>> begin

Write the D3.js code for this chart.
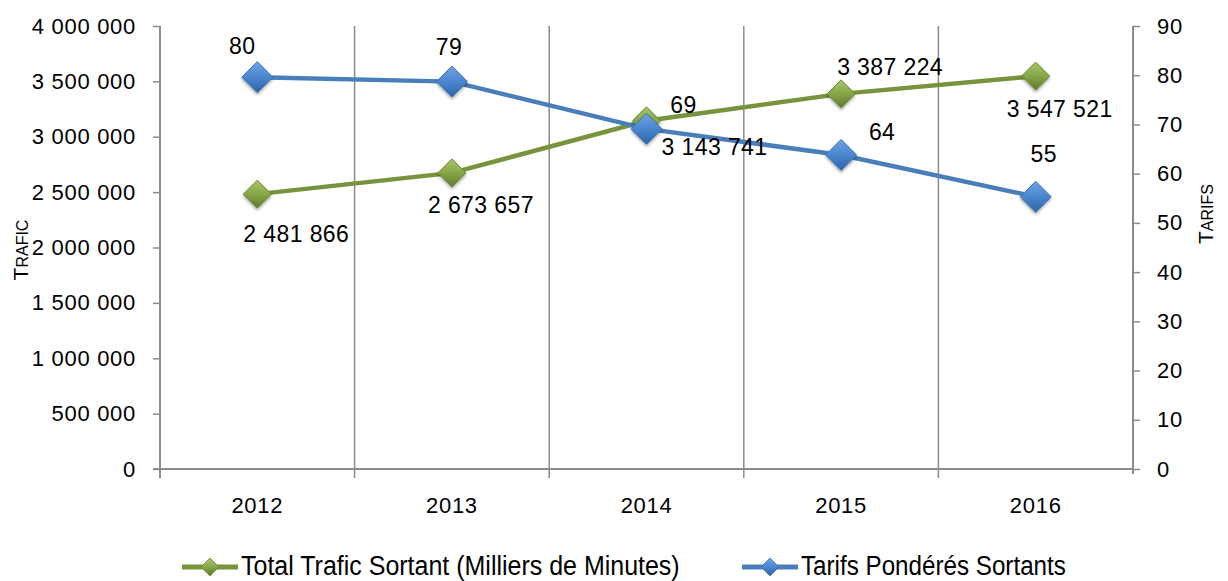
<!DOCTYPE html>
<html><head><meta charset="utf-8">
<script src="https://cdn.jsdelivr.net/npm/d3@7"></script>
<style>
html,body{margin:0;padding:0;background:#fff;}
svg{display:block;}
</style></head>
<body>
<svg id="chart" width="1228" height="581"></svg>
<script>
const years = ["2012","2013","2014","2015","2016"];
const trafic = [2481866, 2673657, 3143741, 3387224, 3547521];
const tarifs = [79.6, 78.7, 69.1, 63.8, 55.3];
const leftTicks = [0,500000,1000000,1500000,2000000,2500000,3000000,3500000,4000000];
const rightTicks = [0,10,20,30,40,50,60,70,80,90];
const seriesNames = ["Total Trafic Sortant (Milliers de Minutes)", "Tarifs Pondérés Sortants"];
// label offsets (layout only)
const traficLabelOff = [[39,48],[29,40],[68,34],[49,-19],[24,41]];
const tarifLabelOff = [[-15,-23],[-3,-27],[37,-16],[41,-15],[8,-35]];

const svg = d3.select("#chart");
const M = {left:160, right:1133, top:26, bottom:469};
const fmt = v => d3.format(",")(v).replace(/,/g, " ");

const x = d3.scaleBand().domain(years).range([M.left, M.right]);
const yL = d3.scaleLinear().domain([0,4000000]).range([M.bottom, M.top]);
const yR = d3.scaleLinear().domain([0,90]).range([M.bottom, M.top]);

const defs = svg.append("defs");
function grad(id, c1, c2, c3){
  const g = defs.append("linearGradient").attr("id",id).attr("x1","0").attr("y1","0").attr("x2","0").attr("y2","1");
  g.append("stop").attr("offset","0%").attr("stop-color",c1);
  g.append("stop").attr("offset","50%").attr("stop-color",c2);
  g.append("stop").attr("offset","100%").attr("stop-color",c3);
}
grad("gBlue","#6fa4e0","#4a86cf","#2d64a8");
grad("gGreen","#a9c66a","#86a647","#5d7a2b");
const f = defs.append("filter").attr("id","sh").attr("x","-50%").attr("y","-50%").attr("width","200%").attr("height","200%");
f.append("feDropShadow").attr("dx",0).attr("dy",2).attr("stdDeviation",1.5).attr("flood-color","#000").attr("flood-opacity",0.35);

const gridColor = "#8c8c8c";
const baseFont = "'Liberation Sans', Arial, sans-serif";
// vertical gridlines at band boundaries
const bounds = years.slice(1).map(d => x(d));
svg.append("g").selectAll("line").data(bounds).join("line")
  .attr("x1",d=>d).attr("x2",d=>d).attr("y1",M.top).attr("y2",M.bottom+9)
  .attr("stroke",gridColor).attr("stroke-width",1.5);

// Left axis
const axL = svg.append("g").attr("transform",`translate(${M.left},0)`)
  .call(d3.axisLeft(yL).tickValues(leftTicks).tickFormat(fmt).tickSize(7).tickPadding(17));
axL.select(".domain").remove();
axL.append("line").attr("x1",0).attr("x2",0).attr("y1",M.top).attr("y2",M.bottom+9).attr("stroke",gridColor).attr("stroke-width",2);
// Right axis
const axR = svg.append("g").attr("transform",`translate(${M.right},0)`)
  .call(d3.axisRight(yR).tickValues(rightTicks).tickSize(7).tickPadding(17));
axR.select(".domain").remove();
axR.append("line").attr("x1",0).attr("x2",0).attr("y1",M.top).attr("y2",M.bottom+5).attr("stroke",gridColor).attr("stroke-width",2);
// Bottom axis
const axB = svg.append("g").attr("transform",`translate(0,${M.bottom})`)
  .call(d3.axisBottom(x).tickSize(0).tickPadding(28));
axB.select(".domain").remove();
svg.append("line").attr("x1",M.left-7).attr("x2",M.right).attr("y1",M.bottom).attr("y2",M.bottom).attr("stroke",gridColor).attr("stroke-width",2);

[axL,axR].forEach(a=>a.selectAll(".tick line").attr("stroke",gridColor).attr("stroke-width",1.5));
[axL,axR,axB].forEach(a=>{
  a.attr("font-family",null).attr("font-size",null);
  a.selectAll(".tick text")
  .style("font-family",baseFont).style("font-size","22px")
  .style("letter-spacing","0.7px").attr("fill","#000");
});

// Axis titles
function smallCapsTitle(text, tx, ty){
  const t = svg.append("text").attr("transform",`translate(${tx},${ty}) rotate(-90)`)
    .attr("text-anchor","middle").style("font-family",baseFont).attr("fill","#000");
  t.append("tspan").style("font-size","21px").text(text[0]);
  t.append("tspan").style("font-size","16px").text(text.slice(1));
}
smallCapsTitle("TRAFIC", 28, 250);
smallCapsTitle("TARIFS", 1213, 214);

// Lines
const cx = d => x(d) + x.bandwidth()/2;
const lineT = d3.line().x((d,i)=>cx(years[i])).y(d=>yL(d));
const lineR = d3.line().x((d,i)=>cx(years[i])).y(d=>yR(d));
const blue = "#4a7ebb", green = "#77933c";

svg.append("path").datum(trafic).attr("d",lineT).attr("fill","none").attr("stroke",green).attr("stroke-width",4.5);
svg.append("path").datum(tarifs).attr("d",lineR).attr("fill","none").attr("stroke",blue).attr("stroke-width",4.5);

const diamond = r => `M0,${-r}L${r},0L0,${r}L${-r},0Z`;
function markers(data, yS, r, fill, stroke){
  svg.append("g").selectAll("path").data(data).join("path")
    .attr("transform",(d,i)=>`translate(${cx(years[i])},${yS(d)})`)
    .attr("d",diamond(r)).attr("fill",fill).attr("stroke",stroke).attr("stroke-width",1).attr("filter","url(#sh)");
}
markers(trafic, yL, 14, "url(#gGreen)", "#6b8a34");
markers(tarifs, yR, 15.5, "url(#gBlue)", "#3f73b3");

// Data labels
svg.append("g").selectAll("text").data(trafic).join("text")
  .attr("x",(d,i)=>cx(years[i]) + traficLabelOff[i][0]).attr("y",(d,i)=>yL(d) + traficLabelOff[i][1])
  .attr("text-anchor","middle").style("font-family",baseFont).style("font-size","23px").style("letter-spacing","0.4px").attr("fill","#000")
  .text(d=>fmt(d));
svg.append("g").selectAll("text").data(tarifs).join("text")
  .attr("x",(d,i)=>cx(years[i]) + tarifLabelOff[i][0]).attr("y",(d,i)=>yR(d) + tarifLabelOff[i][1])
  .attr("text-anchor","middle").style("font-family",baseFont).style("font-size","23px").style("letter-spacing","0.4px").attr("fill","#000")
  .text(d=>d3.format(".0f")(d));

// Legend
const legend = [
  {name: seriesNames[0], color: green, fill:"url(#gGreen)", stroke:"#6b8a34", x0:182, w:439},
  {name: seriesNames[1], color: blue, fill:"url(#gBlue)", stroke:"#3f73b3", x0:742, w:265}
];
const ly = 567;
const lg = svg.append("g").selectAll("g").data(legend).join("g").attr("transform",d=>`translate(${d.x0},${ly})`);
lg.append("line").attr("x1",0).attr("x2",56).attr("y1",0).attr("y2",0).attr("stroke",d=>d.color).attr("stroke-width",5);
lg.append("path").attr("transform","translate(28,0)").attr("d",diamond(9)).attr("fill",d=>d.fill).attr("stroke",d=>d.stroke).attr("stroke-width",0.8);
lg.append("text").attr("y",8).style("font-family",baseFont)
  .style("font-size","27px").attr("fill","#000").text(d=>d.name)
  .each(function(d){
    const w = this.getComputedTextLength();
    const s = d.w / w;
    d3.select(this).attr("transform",`translate(59,0) scale(${s},1)`);
  });
</script>
</body></html>
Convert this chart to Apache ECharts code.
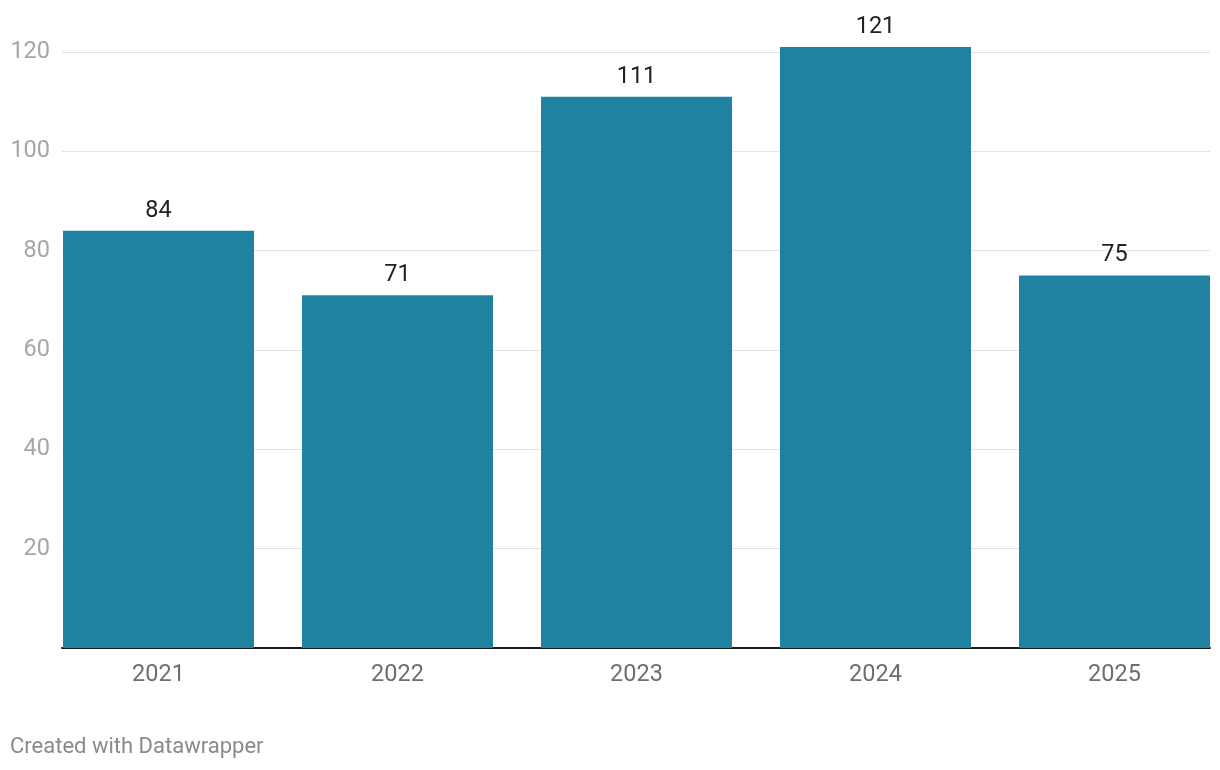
<!DOCTYPE html>
<html>
<head>
<meta charset="utf-8">
<script src="https://cdn.jsdelivr.net/npm/echarts@6/dist/echarts.min.js"></script>
<style>
html,body{margin:0;padding:0;background:#fff;}
#c{width:1220px;height:770px;}
</style>
</head>
<body>
<div id="c"></div>
<script>
const categories = ['2021', '2022', '2023', '2024', '2025'];
const values = [84, 71, 111, 121, 75];
const yTicks = [20, 40, 60, 80, 100, 120];

const FONT = 'Roboto, "Noto Sans", sans-serif';
const chart = echarts.init(document.getElementById('c'), null, {renderer: 'canvas'});
chart.setOption({
  animation: false,
  backgroundColor: '#fff',
  grid: [
    {left: 39, width: 1195, top: 52, bottom: 122, containLabel: false, outerBoundsMode: 'none'},
    {left: 62, right: 10, top: 52, bottom: 122, containLabel: false, outerBoundsMode: 'none'}
  ],
  xAxis: [
    {
      gridIndex: 0, type: 'category', data: categories,
      axisLine: {show: false}, axisTick: {show: false},
      axisLabel: {color: '#6e6e6e', fontSize: 23.5, fontFamily: FONT, margin: 15}
    },
    {
      gridIndex: 1, type: 'category', data: categories,
      axisLine: {show: true, lineStyle: {color: '#1a1a1a', width: 2}},
      axisTick: {show: false}, axisLabel: {show: false}, splitLine: {show: false}
    }
  ],
  yAxis: [
    {
      gridIndex: 0, type: 'value', min: 0, max: 120, interval: 20,
      show: false, splitLine: {show: false}
    },
    {
      gridIndex: 1, type: 'value', min: 0, max: 120, interval: 20,
      axisLine: {show: false}, axisTick: {show: false},
      splitLine: {show: true, lineStyle: {color: '#e3e3e3', width: 1}},
      axisLabel: {
        color: '#a6a6a6', fontSize: 23.5, fontFamily: FONT, margin: 12,
        formatter: v => (yTicks.indexOf(v) >= 0 ? String(v) : '')
      }
    }
  ],
  series: [{
    type: 'bar', xAxisIndex: 0, yAxisIndex: 0,
    data: values, barWidth: 191, clip: false,
    itemStyle: {color: '#1f82a1'},
    label: {show: true, position: 'top', distance: 8, color: '#222', fontSize: 23.5, fontFamily: FONT},
    z: 3
  }],
  graphic: [{
    type: 'text', left: 10, top: 736,
    style: {text: 'Created with Datawrapper', fill: '#8a8a8a', fontSize: 22, fontFamily: FONT}
  }]
});
</script>
</body>
</html>
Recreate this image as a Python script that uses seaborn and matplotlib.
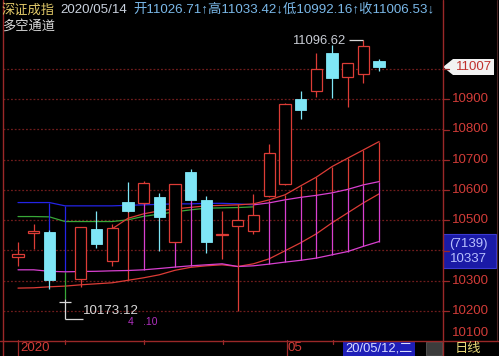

>> end

### Task goal
Quote only what lies between the first line of the records and the line containing "yR = d3.scaleLinear().domain([0,90]).range([M.bottom, M.top]);", please, including both lines and excluding images.

### Solution for this task
Write the D3.js code for this chart.
<!DOCTYPE html>
<html><head><meta charset="utf-8">
<script src="https://cdn.jsdelivr.net/npm/d3@7"></script>
<style>
html,body{margin:0;padding:0;background:#fff;}
svg{display:block;}
</style></head>
<body>
<svg id="chart" width="1228" height="581"></svg>
<script>
const years = ["2012","2013","2014","2015","2016"];
const trafic = [2481866, 2673657, 3143741, 3387224, 3547521];
const tarifs = [79.6, 78.7, 69.1, 63.8, 55.3];
const leftTicks = [0,500000,1000000,1500000,2000000,2500000,3000000,3500000,4000000];
const rightTicks = [0,10,20,30,40,50,60,70,80,90];
const seriesNames = ["Total Trafic Sortant (Milliers de Minutes)", "Tarifs Pondérés Sortants"];
// label offsets (layout only)
const traficLabelOff = [[39,48],[29,40],[68,34],[49,-19],[24,41]];
const tarifLabelOff = [[-15,-23],[-3,-27],[37,-16],[41,-15],[8,-35]];

const svg = d3.select("#chart");
const M = {left:160, right:1133, top:26, bottom:469};
const fmt = v => d3.format(",")(v).replace(/,/g, " ");

const x = d3.scaleBand().domain(years).range([M.left, M.right]);
const yL = d3.scaleLinear().domain([0,4000000]).range([M.bottom, M.top]);
const yR = d3.scaleLinear().domain([0,90]).range([M.bottom, M.top]);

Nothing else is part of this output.